## Start RECORD SET

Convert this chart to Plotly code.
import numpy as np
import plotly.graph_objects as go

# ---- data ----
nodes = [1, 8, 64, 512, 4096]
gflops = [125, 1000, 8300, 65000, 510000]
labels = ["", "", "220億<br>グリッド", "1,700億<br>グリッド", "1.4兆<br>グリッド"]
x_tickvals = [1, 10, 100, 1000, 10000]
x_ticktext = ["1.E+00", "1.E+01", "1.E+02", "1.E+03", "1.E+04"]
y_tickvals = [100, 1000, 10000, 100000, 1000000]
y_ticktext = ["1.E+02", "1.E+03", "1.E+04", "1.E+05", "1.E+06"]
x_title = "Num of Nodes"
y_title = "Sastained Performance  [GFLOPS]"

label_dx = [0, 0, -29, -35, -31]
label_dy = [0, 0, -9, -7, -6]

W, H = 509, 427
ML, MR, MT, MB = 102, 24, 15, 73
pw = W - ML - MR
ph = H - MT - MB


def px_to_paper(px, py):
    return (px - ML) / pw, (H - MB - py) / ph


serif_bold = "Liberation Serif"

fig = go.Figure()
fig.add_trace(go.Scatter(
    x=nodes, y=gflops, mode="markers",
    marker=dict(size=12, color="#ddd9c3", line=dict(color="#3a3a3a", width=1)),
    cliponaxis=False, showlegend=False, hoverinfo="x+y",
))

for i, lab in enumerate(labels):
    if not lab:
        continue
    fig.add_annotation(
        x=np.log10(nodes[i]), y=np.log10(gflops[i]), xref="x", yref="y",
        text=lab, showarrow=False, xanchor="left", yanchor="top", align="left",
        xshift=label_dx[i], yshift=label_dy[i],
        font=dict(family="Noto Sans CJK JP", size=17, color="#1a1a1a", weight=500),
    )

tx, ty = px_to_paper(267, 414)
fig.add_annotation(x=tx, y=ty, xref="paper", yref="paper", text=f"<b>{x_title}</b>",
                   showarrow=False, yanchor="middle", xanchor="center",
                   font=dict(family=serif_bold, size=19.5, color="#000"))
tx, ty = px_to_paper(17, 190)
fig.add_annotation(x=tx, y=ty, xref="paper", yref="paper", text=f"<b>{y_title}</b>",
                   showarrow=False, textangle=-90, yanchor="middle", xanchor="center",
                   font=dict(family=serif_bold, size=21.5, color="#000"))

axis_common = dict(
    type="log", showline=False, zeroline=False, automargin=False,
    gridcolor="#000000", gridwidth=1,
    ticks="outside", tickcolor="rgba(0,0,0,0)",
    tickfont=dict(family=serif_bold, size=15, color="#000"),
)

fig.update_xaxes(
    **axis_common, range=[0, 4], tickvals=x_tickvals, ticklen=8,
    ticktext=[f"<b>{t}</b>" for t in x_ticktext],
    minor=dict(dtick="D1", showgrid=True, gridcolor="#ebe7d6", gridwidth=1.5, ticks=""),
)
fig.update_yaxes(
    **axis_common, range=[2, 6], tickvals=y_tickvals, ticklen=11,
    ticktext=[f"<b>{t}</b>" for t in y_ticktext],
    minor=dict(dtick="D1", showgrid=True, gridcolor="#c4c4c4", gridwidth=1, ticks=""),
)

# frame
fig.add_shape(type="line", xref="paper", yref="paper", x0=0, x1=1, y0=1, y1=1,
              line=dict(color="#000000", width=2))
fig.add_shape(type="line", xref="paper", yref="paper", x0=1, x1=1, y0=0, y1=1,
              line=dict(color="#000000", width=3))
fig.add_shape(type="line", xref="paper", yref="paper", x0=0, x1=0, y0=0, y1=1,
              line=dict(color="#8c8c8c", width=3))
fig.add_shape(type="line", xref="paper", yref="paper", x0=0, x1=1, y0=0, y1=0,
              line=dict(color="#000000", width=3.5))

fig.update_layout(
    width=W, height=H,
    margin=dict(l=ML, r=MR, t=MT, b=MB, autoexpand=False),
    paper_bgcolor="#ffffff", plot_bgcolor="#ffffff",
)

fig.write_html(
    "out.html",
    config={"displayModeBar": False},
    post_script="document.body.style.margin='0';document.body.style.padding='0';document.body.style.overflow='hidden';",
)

## End RECORD SET
## Start RECORD SET

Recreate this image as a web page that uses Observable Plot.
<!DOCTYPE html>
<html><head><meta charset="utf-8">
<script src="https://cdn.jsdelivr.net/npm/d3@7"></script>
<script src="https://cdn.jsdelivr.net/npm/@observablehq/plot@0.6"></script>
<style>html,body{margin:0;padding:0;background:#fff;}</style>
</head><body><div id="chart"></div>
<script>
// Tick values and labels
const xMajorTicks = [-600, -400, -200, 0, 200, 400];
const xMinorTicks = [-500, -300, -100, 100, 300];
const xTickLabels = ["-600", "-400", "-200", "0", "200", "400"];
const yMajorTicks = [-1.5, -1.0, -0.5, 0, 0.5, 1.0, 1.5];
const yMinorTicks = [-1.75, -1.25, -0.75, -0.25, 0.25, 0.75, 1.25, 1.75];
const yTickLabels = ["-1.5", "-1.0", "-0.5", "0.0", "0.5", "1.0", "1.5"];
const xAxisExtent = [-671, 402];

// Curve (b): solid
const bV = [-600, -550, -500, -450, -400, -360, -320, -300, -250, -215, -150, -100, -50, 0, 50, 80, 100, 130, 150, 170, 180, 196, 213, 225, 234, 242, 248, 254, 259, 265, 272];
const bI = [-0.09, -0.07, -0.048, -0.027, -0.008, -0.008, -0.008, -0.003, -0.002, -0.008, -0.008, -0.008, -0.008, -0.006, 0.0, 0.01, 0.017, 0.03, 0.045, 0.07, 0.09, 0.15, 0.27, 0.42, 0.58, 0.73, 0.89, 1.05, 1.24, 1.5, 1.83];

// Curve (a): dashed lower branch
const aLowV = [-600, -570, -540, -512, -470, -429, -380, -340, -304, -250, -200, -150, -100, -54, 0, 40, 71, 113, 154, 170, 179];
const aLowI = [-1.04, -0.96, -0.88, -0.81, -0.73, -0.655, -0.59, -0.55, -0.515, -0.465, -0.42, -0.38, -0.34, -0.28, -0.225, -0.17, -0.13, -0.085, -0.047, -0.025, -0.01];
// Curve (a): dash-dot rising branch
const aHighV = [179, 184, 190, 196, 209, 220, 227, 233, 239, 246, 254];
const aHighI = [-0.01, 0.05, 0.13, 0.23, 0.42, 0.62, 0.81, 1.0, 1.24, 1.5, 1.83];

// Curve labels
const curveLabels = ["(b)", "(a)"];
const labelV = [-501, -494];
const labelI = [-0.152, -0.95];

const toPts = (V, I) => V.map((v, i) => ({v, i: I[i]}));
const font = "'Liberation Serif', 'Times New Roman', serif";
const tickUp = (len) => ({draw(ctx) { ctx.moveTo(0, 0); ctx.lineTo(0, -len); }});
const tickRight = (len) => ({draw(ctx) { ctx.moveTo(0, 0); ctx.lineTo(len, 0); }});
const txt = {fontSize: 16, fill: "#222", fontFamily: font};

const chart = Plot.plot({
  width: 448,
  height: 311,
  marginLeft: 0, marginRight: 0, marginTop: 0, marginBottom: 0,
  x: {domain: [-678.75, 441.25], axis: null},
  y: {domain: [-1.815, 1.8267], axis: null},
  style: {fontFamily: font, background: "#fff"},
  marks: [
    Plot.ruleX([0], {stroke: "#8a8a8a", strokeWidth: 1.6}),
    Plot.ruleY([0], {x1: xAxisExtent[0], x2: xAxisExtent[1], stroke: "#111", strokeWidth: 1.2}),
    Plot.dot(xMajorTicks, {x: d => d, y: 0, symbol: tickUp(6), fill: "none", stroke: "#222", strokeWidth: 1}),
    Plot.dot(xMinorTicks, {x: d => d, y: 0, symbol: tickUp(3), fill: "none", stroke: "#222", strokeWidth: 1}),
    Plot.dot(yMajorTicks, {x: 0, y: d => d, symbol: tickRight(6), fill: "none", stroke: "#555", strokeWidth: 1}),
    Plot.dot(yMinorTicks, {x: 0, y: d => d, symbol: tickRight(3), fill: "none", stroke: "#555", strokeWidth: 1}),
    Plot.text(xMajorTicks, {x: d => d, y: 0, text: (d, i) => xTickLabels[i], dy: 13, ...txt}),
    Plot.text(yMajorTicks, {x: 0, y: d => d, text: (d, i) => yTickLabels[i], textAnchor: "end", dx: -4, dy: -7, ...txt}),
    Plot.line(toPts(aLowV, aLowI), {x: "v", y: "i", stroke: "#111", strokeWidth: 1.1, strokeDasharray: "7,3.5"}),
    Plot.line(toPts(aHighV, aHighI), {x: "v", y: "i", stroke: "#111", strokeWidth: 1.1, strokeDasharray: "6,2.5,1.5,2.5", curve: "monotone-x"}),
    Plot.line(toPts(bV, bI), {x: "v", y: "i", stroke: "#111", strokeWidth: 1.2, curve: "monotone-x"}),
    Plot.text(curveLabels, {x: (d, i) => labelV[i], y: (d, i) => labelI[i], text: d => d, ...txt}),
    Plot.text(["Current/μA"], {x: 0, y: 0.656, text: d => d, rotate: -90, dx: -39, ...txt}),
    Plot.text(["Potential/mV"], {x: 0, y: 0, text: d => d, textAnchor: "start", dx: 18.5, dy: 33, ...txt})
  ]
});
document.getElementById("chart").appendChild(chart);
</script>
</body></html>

## End RECORD SET
## Start RECORD SET

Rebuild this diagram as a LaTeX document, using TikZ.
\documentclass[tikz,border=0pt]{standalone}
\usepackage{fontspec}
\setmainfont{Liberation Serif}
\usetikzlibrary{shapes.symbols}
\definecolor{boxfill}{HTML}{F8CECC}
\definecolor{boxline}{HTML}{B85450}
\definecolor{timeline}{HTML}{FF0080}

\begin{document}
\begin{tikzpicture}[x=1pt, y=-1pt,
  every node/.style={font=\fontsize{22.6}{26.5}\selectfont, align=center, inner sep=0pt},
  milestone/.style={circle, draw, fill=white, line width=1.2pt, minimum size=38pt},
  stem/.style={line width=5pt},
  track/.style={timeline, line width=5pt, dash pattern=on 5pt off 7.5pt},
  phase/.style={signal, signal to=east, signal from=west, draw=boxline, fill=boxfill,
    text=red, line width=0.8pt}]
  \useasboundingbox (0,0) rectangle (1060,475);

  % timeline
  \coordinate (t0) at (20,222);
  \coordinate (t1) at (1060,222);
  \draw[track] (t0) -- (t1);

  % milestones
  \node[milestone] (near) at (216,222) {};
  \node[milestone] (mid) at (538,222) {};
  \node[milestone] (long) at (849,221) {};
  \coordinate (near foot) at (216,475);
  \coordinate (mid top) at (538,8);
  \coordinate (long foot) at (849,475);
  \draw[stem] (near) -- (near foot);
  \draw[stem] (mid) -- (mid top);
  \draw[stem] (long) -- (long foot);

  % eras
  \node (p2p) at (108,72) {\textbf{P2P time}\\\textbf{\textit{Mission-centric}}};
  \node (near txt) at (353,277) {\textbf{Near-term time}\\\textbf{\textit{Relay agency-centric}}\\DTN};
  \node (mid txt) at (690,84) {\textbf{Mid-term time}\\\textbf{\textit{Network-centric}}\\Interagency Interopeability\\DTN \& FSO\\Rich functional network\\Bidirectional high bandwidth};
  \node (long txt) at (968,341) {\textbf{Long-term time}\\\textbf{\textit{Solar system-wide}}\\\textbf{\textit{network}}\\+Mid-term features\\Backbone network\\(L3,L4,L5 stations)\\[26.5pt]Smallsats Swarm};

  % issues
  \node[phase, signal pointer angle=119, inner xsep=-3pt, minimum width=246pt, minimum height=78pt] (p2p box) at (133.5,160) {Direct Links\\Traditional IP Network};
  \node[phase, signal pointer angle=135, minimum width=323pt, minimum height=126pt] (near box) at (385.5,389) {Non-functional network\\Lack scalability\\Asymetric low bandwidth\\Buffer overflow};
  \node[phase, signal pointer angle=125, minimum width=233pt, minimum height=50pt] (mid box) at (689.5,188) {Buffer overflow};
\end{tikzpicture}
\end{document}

## End RECORD SET

WHAT THE TASK REQUIRES
Return the lines from the line with "Convert this chart to Plotly code." through the line with "import plotly.graph_objects as go", inclusive, exactly as they stand, and nothing else.

ANSWER
Convert this chart to Plotly code.
import numpy as np
import plotly.graph_objects as go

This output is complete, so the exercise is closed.